В переживаемое нами время нужно быть последовательным и верным своим убеждениям вплоть до риска своей головой, потому что эта последовательность и эта верность составляют единственную охрану нашего достоинства. Очень трудно быть последовательным, но позорно не быть таковым.
Через несколько дней после того, как Микаэл Налбандян пересек Ла-Манш, Александр Герцен уже знал, что этот «добрейший, благороднейший человек, золотая душа», при всей своей исключительной занятости обещал Бакунину во что бы то ни стало доставить ему жену из Сибири в Петербург.
Известие это оказалось для него неприятным сюрпризом и дало повод к справедливому гневу. Нам неизвестно, какой тяжелый разговор произошел за стенами Орсет-хауза между Герценом, Огаревым и Бакуниным. Однако продолжением этого разговора стало письмо Герцена Тургеневу — письмо, которое не только предупреждало, а попросту запрещало.
Александр Герцен — Ивану Тургеневу.
9 апреля 1862 г.
«Налбандян очень и очень честный человек. Не вели ему возить сюда жену Бакунина. Прилагаемое письмо отдай Налбандяну, если он не уехал».
Нетрудно угадать, в чем пытался переубедить Герцен Налбандяна в «прилагаемом письме». Дело было вовсе не в жене Бакунина, вызволить которую из ссылки обязан был каждый настоящий друг и товарищ, а в том — ив Лондонском центре прекрасно понимали это, — что, обращаясь с подобными просьбами к одному из своих соратников, можно было просто-напросто провалить дело. Как, к сожалению, и произошло в действительности, подтвердив наихудшие опасения Герцена.
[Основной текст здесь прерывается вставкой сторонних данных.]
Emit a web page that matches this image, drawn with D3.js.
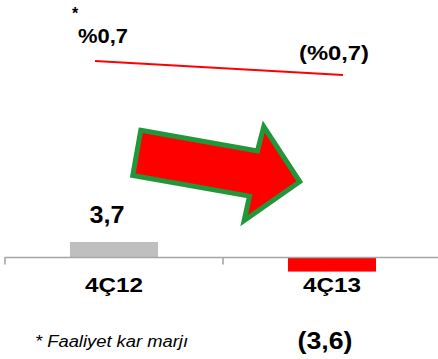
<!DOCTYPE html>
<html>
<head>
<meta charset="utf-8">
<script src="https://cdn.jsdelivr.net/npm/d3@7"></script>
<style>
  html, body { margin: 0; padding: 0; background: #fff; }
  svg { display: block; }
  text { font-family: "Liberation Sans", Arial, sans-serif; fill: #000; }
</style>
</head>
<body>
<svg id="chart" width="438" height="359"></svg>
<script>
// Quarters and their operating profit / operating margin
const categories = ["4Ç12", "4Ç13"];
const operatingProfit = [3.7, -3.6];
const operatingMargin = [0.7, -0.7];
const footnote = "* Faaliyet kar marjı";

const W = 438, H = 359;
const svg = d3.select("#chart");

// Turkish style numbers: comma decimal, negatives in parentheses
const loc = d3.formatLocale({ decimal: ",", thousands: ".", grouping: [3], currency: ["", " TL"] });
const f1 = loc.format(".1f");
const fmtVal = v => v < 0 ? "(" + f1(-v) + ")" : f1(v);
const fmtPct = v => v < 0 ? "(%" + f1(-v) + ")" : "%" + f1(v);

// Scales
const x = d3.scaleBand().domain(categories).range([5, 441]).paddingInner(0).paddingOuter(0);
const axisY = 257;
const yBar = d3.scaleLinear().domain([-10, 10]).range([axisY + 40.5, axisY - 40.5]);
const xLine = d3.scalePoint().domain(categories).range([95, 343]);
const yLine = d3.scaleLinear().domain([-1, 1]).range([78, 58]);

// Bars
const barW = x.bandwidth() * 0.404;
const barColors = ["#bfbfbf", "#ff0000"];
svg.append("g").selectAll("rect")
  .data(operatingProfit)
  .join("rect")
  .attr("x", (d, i) => x(categories[i]) + x.bandwidth() / 2 - barW / 2)
  .attr("y", d => Math.min(yBar(d), yBar(0)))
  .attr("width", barW)
  .attr("height", d => Math.abs(yBar(d) - yBar(0)))
  .attr("fill", (d, i) => barColors[i]);

// Category axis with boundary ticks
const axis = svg.append("g").attr("stroke", "#a6a6a6").attr("stroke-width", 1.6);
const [r0, r1] = x.range();
axis.append("line").attr("x1", r0).attr("x2", r1).attr("y1", axisY + 0.5).attr("y2", axisY + 0.5);
const bounds = categories.map(c => x(c)).concat([r1]);
axis.selectAll("line.tick").data(bounds).join("line")
  .attr("class", "tick")
  .attr("x1", d => d).attr("x2", d => d)
  .attr("y1", axisY).attr("y2", axisY + 7.5);

// Category labels
svg.append("g").selectAll("text")
  .data(categories)
  .join("text")
  .attr("x", d => x(d) + x.bandwidth() / 2)
  .attr("y", 292)
  .attr("text-anchor", "middle")
  .attr("font-size", 21)
  .attr("font-weight", "bold")
  .attr("textLength", 58)
  .attr("lengthAdjust", "spacingAndGlyphs")
  .text(d => d);

// Bar value labels
svg.append("g").selectAll("text")
  .data(operatingProfit)
  .join("text")
  .attr("x", (d, i) => x(categories[i]) + x.bandwidth() / 2 - 7)
  .attr("y", d => d >= 0 ? yBar(d) - 19 : axisY + 92)
  .attr("text-anchor", "middle")
  .attr("font-size", d => d >= 0 ? 24 : 24)
  .attr("font-weight", "bold")
  .attr("textLength", d => d >= 0 ? 35 : 55)
  .attr("lengthAdjust", "spacingAndGlyphs")
  .text(fmtVal);

// Margin line
const line = d3.line()
  .x((d, i) => xLine(categories[i]))
  .y(d => yLine(d));
svg.append("path")
  .datum(operatingMargin)
  .attr("d", line)
  .attr("fill", "none")
  .attr("stroke", "#ff0000")
  .attr("stroke-width", 2);

// Margin labels
const marginDx = [8, -9];
const marginDy = [-18, -15];
const marginLen = [50, 70];
svg.append("g").selectAll("text")
  .data(operatingMargin)
  .join("text")
  .attr("x", (d, i) => xLine(categories[i]) + marginDx[i])
  .attr("y", (d, i) => yLine(d) + marginDy[i])
  .attr("text-anchor", "middle")
  .attr("font-size", 21)
  .attr("font-weight", "bold")
  .attr("textLength", (d, i) => marginLen[i])
  .attr("lengthAdjust", "spacingAndGlyphs")
  .text(fmtPct);

// Footnote marker above the first margin label
svg.append("text")
  .attr("x", 75).attr("y", 19)
  .attr("text-anchor", "middle")
  .attr("font-size", 16)
  .attr("font-weight", "bold")
  .text("*");

// Footnote
svg.append("text")
  .attr("x", 35).attr("y", 347)
  .attr("font-size", 16)
  .attr("font-style", "italic")
  .attr("textLength", 153)
  .attr("lengthAdjust", "spacingAndGlyphs")
  .text(footnote);

// Trend arrow (block arrow, tilted downward)
const shaftHalf = 23, headHalf = 48, headBase = 121, tip = 168;
const arrowPts = [
  [2.5, -shaftHalf], [headBase, -shaftHalf], [headBase + 2, -headHalf],
  [tip, 0],
  [headBase - 1, headHalf], [headBase, shaftHalf], [2.5, shaftHalf]
];
svg.append("path")
  .attr("d", d3.line()(arrowPts) + "Z")
  .attr("transform", "translate(134.3,152.5) rotate(10)")
  .attr("fill", "#ff0000")
  .attr("stroke", "#22973a")
  .attr("stroke-width", 5)
  .attr("stroke-linejoin", "miter");
</script>
</body>
</html>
И это при всем том, что Лондонский центр всячески старался удержать Микаэла Налбандяна от организационно-политической работы, так как на него была возложена вся тяжесть руководства кавказским и армянским национально-освободительным движением.
Но ни Герцену, ни Тургеневу не удалось заставить Микаэла отказаться от данного слова…
И в этом опять же был весь Налбандян — исключительно преданный, с обостренным чувством товарищества и совершенной гармонией слова и дела.
Может, именно в этой цельности Налбандяна и скрывалась причина того, что многочисленные враги и недруги из соотечественников люто ненавидели его, а в чужой среде его сразу же признавали за настоящего деятеля и любили безоглядно.
На сей раз очередной «жертвой» обаяния Микаэла стал Иван Тургенев, поспешивший поделиться своими впечатлениями с Бакуниным и Герценом.
Михаил Бакунин — Микаэлу Налбандяну,
24 апреля 1862 г.
«…Я, мы все очень рады, что вы так полюбились старому Тургеневу, а так как чувства всегда бывают взаимными, то и он, без сомнения, вам полюбится не менее. Я получил его письмо и буду отвечать сегодня вечером».
Иван Тургенев — Александру Герцену.
28 апреля 1862 г.
«Налбандян истинно отличный малый, и я его искренне полюбил!»
…А Михаил Бакунин впал в панику. Предполагая, что Герцен не ограничится одной лишь беседой с ним, а всячески постарается удержать Налбандяна от чреватого многими опасностями намерения (предположения эти, как мы теперь знаем, вовсе не были безосновательными), Бакунин слал в Париж письмо за письмом, делясь то своими тревогами о судьбе жены, то советами по организации деятельности революционного и освободительного движения.